I mean, you did. You can.
Can I?
I am so totally impressed.
And inspired.
Man, if I owned some earth or even just a backyard, I would be all over this. Good job, Monkey man. The pizza looks delicious!
Now, that is truly cool! You go, guy! By the way, I can't get over the growth and development of your youngest "monkey" in just the few months since Cookiecrumb's party! Amazing!
How did the fire draw? I am very impressed. Did you do any planning on your basket? I took 'Underwater Basket Weaving' in college. There is a formula for the height and door size for best draw.
You want to have a beer at the Belgian place this week?
Kat: Thanks!
Ma: Soon.
Cookie: Yes we can.
I can.
You can.
We can even do one without cans.....well, not without Budweiser cans, but maybe no other cans.
If you want, I'd gladly help you in any way.
Leena: No earth for you? Drag. Soon I'm sure. Maybe good old 'merican dirt huh?
Zoomie: Thanks. And yep, that little one ain't so little anymore. He's damn near 1!
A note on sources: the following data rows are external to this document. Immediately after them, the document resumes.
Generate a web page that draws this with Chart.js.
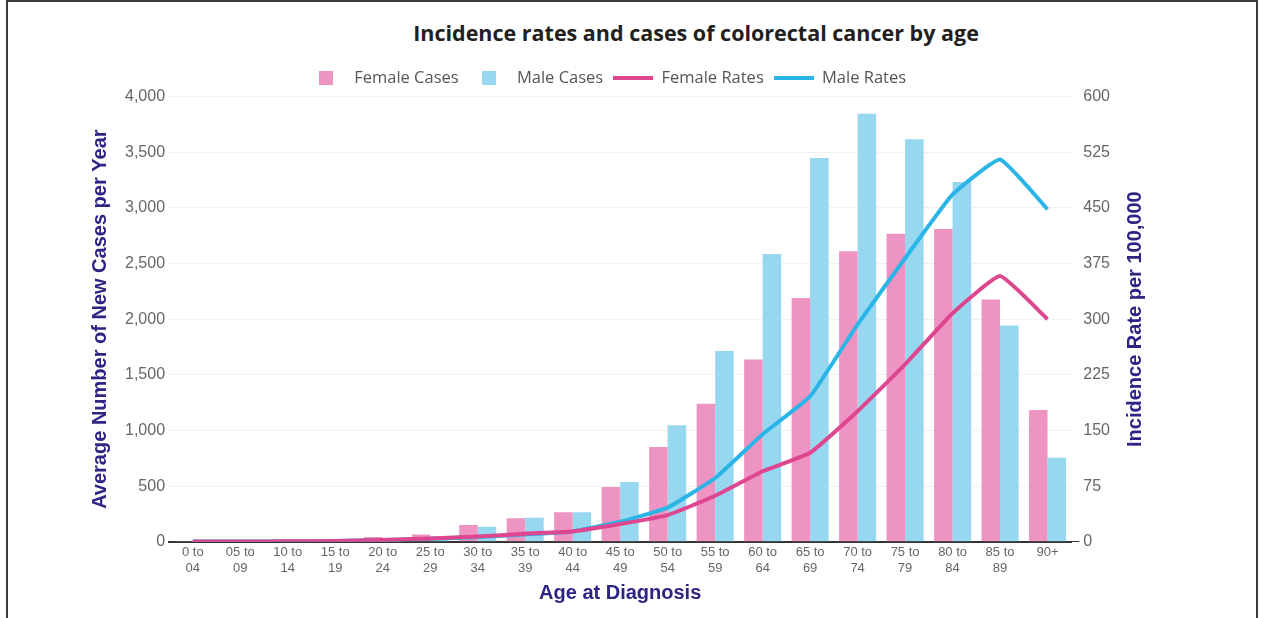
<!DOCTYPE html>
<html>
<head>
<meta charset="utf-8">
<script src="https://cdn.jsdelivr.net/npm/chart.js@4"></script>
<style>
  html, body { margin: 0; padding: 0; background: #fff; }
  body { width: 1264px; height: 618px; position: relative; overflow: hidden; }
  #frame { position: absolute; left: 6px; top: 0; width: 1252px; height: 700px;
           border: 2px solid #3a3a3a; border-bottom: none; box-sizing: border-box; }
  #title { position: absolute; left: 0; width: 1392px; top: 18px; text-align: center;
           font: bold 21.5px 'Open Sans', sans-serif; color: #231f20; }
  #wrap { position: absolute; left: 0; top: 0; width: 1192px; height: 618px; }
</style>
</head>
<body>
<div id="frame"></div>
<div id="title">Incidence rates and cases of colorectal cancer by age</div>
<div id="wrap"><canvas id="chart"></canvas></div>
<script>
const ageGroups = [
  ['0 to', '04'], ['05 to', '09'], ['10 to', '14'], ['15 to', '19'], ['20 to', '24'],
  ['25 to', '29'], ['30 to', '34'], ['35 to', '39'], ['40 to', '44'], ['45 to', '49'],
  ['50 to', '54'], ['55 to', '59'], ['60 to', '64'], ['65 to', '69'], ['70 to', '74'],
  ['75 to', '79'], ['80 to', '84'], ['85 to', '89'], '90+'
];

const femaleCases = [2, 3, 5, 12, 42, 65, 150, 212, 266, 493, 852, 1240, 1638, 2191, 2610, 2768, 2810, 2177, 1184];
const maleCases = [2, 3, 5, 10, 18, 28, 135, 215, 266, 538, 1047, 1713, 2586, 3447, 3845, 3617, 3232, 1943, 756];

const femaleRates = [0.3, 0.4, 0.6, 1.2, 2.5, 4.5, 7, 11, 14, 24, 36, 62, 95, 120, 176, 239, 308, 358, 300];
const maleRates = [0.3, 0.4, 0.6, 1.2, 2.3, 4, 6.5, 10, 14, 27, 46, 86, 145, 196, 293, 382, 468, 515, 448];

const casesTicks = [0, 500, 1000, 1500, 2000, 2500, 3000, 3500, 4000];
const rateTicks = [0, 75, 150, 225, 300, 375, 450, 525, 600];

const pink = '#ee94c3';
const blue = '#98d7f0';
const pinkLine = '#df4690';
const blueLine = '#2bb5e6';
const axisTitle = '#2d2483';
const sans = "'Liberation Sans', Arial, sans-serif";

// small canvases used as legend markers
function marker(w, h, color) {
  const c = document.createElement('canvas');
  c.width = w;
  c.height = h;
  const g = c.getContext('2d');
  g.fillStyle = color;
  g.fillRect(0, 0, w, h);
  return c;
}
const markers = [marker(14, 14, pink), marker(14, 14, blue), marker(40, 4, pinkLine), marker(40, 4, blueLine)];

const titleFont = { family: sans, size: 20, weight: 'bold' };

// Chart.js turns a right-hand title the other way; draw it bottom-to-top like the left one
const rightTitle = {
  id: 'rightTitle',
  afterDraw(chart) {
    const s = chart.scales.y1;
    const ctx = chart.ctx;
    ctx.save();
    ctx.translate(s.right - 5 - 12, (chart.chartArea.top + chart.chartArea.bottom) / 2);
    ctx.rotate(-Math.PI / 2);
    ctx.fillStyle = axisTitle;
    ctx.font = 'bold 20px ' + sans;
    ctx.textAlign = 'center';
    ctx.textBaseline = 'middle';
    ctx.fillText('Incidence Rate per 100,000', 0, 0);
    ctx.restore();
  },
};

const data = {
  labels: ageGroups,
  datasets: [
    {
      type: 'bar',
      label: 'Female Cases',
      data: femaleCases,
      backgroundColor: pink,
      yAxisID: 'y',
      order: 1,
      barPercentage: 1,
      categoryPercentage: 0.78,
    },
    {
      type: 'bar',
      label: 'Male Cases',
      data: maleCases,
      backgroundColor: blue,
      yAxisID: 'y',
      order: 1,
      barPercentage: 1,
      categoryPercentage: 0.78,
    },
    {
      type: 'line',
      label: 'Female Rates',
      data: femaleRates,
      borderColor: pinkLine,
      backgroundColor: pinkLine,
      borderWidth: 4,
      pointRadius: 0,
      tension: 0.12,
      yAxisID: 'y1',
      order: 0,
    },
    {
      type: 'line',
      label: 'Male Rates',
      data: maleRates,
      borderColor: blueLine,
      backgroundColor: blueLine,
      borderWidth: 4,
      pointRadius: 0,
      tension: 0.12,
      yAxisID: 'y1',
      order: 0,
    },
  ],
};

const config = {
  type: 'bar',
  data: data,
  options: {
    responsive: true,
    maintainAspectRatio: false,
    animation: false,
    layout: { padding: { top: 60, left: 60, right: 40, bottom: 10 } },
    plugins: {
      tooltip: { enabled: false },
      legend: {
        position: 'top',
        labels: {
          usePointStyle: true,
          pointStyleWidth: 40,
          padding: 10,
          color: '#555',
          font: { family: "'Open Sans', sans-serif", size: 16.5 },
          sort: (a, b) => a.datasetIndex - b.datasetIndex,
          generateLabels: (chart) =>
            Chart.defaults.plugins.legend.labels.generateLabels(chart).map((item) => {
              item.pointStyle = markers[item.datasetIndex];
              return item;
            }),
        },
      },
    },
    scales: {
      x: {
        grid: { display: false, drawTicks: false },
        border: { display: true, color: '#333', width: 2 },
        ticks: { color: '#666', font: { family: sans, size: 13 }, maxRotation: 0, autoSkip: false, padding: 3 },
        title: { display: true, text: 'Age at Diagnosis', color: axisTitle, font: titleFont, padding: { top: 2, bottom: 3 } },
      },
      y: {
        position: 'left',
        min: 0,
        max: 4000,
        afterBuildTicks: (axis) => { axis.ticks = casesTicks.map((v) => ({ value: v })); },
        grid: {
          color: (c) => (c.tick && c.tick.value === 0 ? 'rgba(0,0,0,0)' : '#f1f1f1'),
          drawTicks: false,
          lineWidth: 1,
        },
        border: { display: false },
        ticks: {
          color: '#666',
          font: { family: sans, size: 16 },
          padding: 4,
          callback: (v) => v.toLocaleString('en-US'),
        },
        title: { display: true, text: 'Average Number of New Cases per Year', color: axisTitle, font: titleFont, padding: { top: 28, bottom: 9 } },
      },
      y1: {
        position: 'right',
        min: 0,
        max: 600,
        afterBuildTicks: (axis) => { axis.ticks = rateTicks.map((v) => ({ value: v })); },
        grid: {
          drawOnChartArea: false,
          tickColor: (c) => (c.tick && c.tick.value === 0 ? '#333' : 'rgba(0,0,0,0)'),
          tickLength: 8,
        },
        border: { display: false },
        ticks: { color: '#666', font: { family: sans, size: 16 }, padding: 4 },
        // space is kept here, the text itself is drawn by the rightTitle plugin
        title: { display: true, text: 'Incidence Rate per 100,000', color: 'rgba(0,0,0,0)', font: titleFont, padding: { top: 5, bottom: 9 } },
      },
    },
  },
  plugins: [rightTitle],
};

new Chart(document.getElementById('chart'), config);
</script>
</body>
</html>
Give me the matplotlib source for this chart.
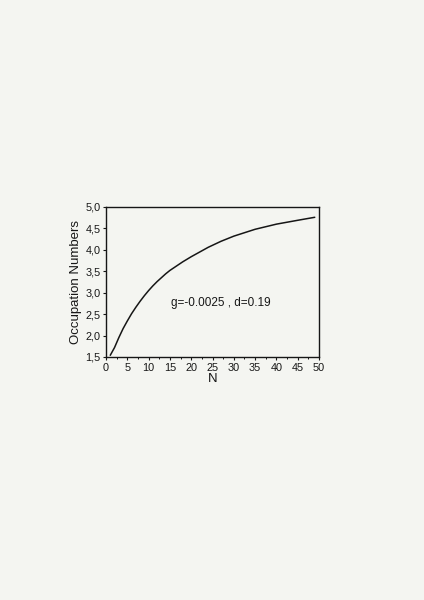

Chile: It drew flame alright. On firing number two, I altered the door a bit with a hand held sawzall blade as I lit the fire. It seemed to give it a better draw. I have yet totake any strict measurements, but I certainly kept in mind the formula for the dimensions that I got from the book you loaned me.
Belgian beer? At the Trappist? Perhaps Saturday afternoon, pre A's game.......
Congratulations, you did what thousands of people have been threatening to do for years, include me in that count.
Will be interested to see how long those bricks last. Let me know if you find a local source for firebrick. Our building supply places don't carry 'em.
Biggles
Oh, and no. Have you ever seen The Simpsons? Even seen Homer build anything? I should not be building ovens.
Biggles
Great oven. I was laughing at how cute and small it is until I saw that you saved $2000.
http://www.williams-sonoma.com/products/sku5851795/index.cfm?pkey=xsrd0m1%7C16%7C%7C%7C0%7C%7C%7C%7C%7C%7C%7Cpizza%20oven&cm%5Fsrc=SCH
Now maybe you'll be laughing!
Mimi
Wow! This is so impressive. You're totally spoiling your family. Plus you'll never get rid of your kids' friends--a good way to keep an eye on them. ;-)
Biggles: Yep, thousands I'm sure. And nope, not much fire brick around these parts. If you look at the pic with the basket on top of the bricks you only see three "fire" bricks set on the sides of my pizza stone that I used for the center. This will be a prototype until I find more fire brick in fact.......
Mimi: I know, like hella bucks for such items! But they work great..........
Hip: I hope I'm spoiling them. And thanks for the tip on being able to keep an eye on them; I hadn't thought of it that way.
Your oven reminds me of the paper mache masks I made in elementary school. I'm pretty impressed that you got the cooking technique down so quickly.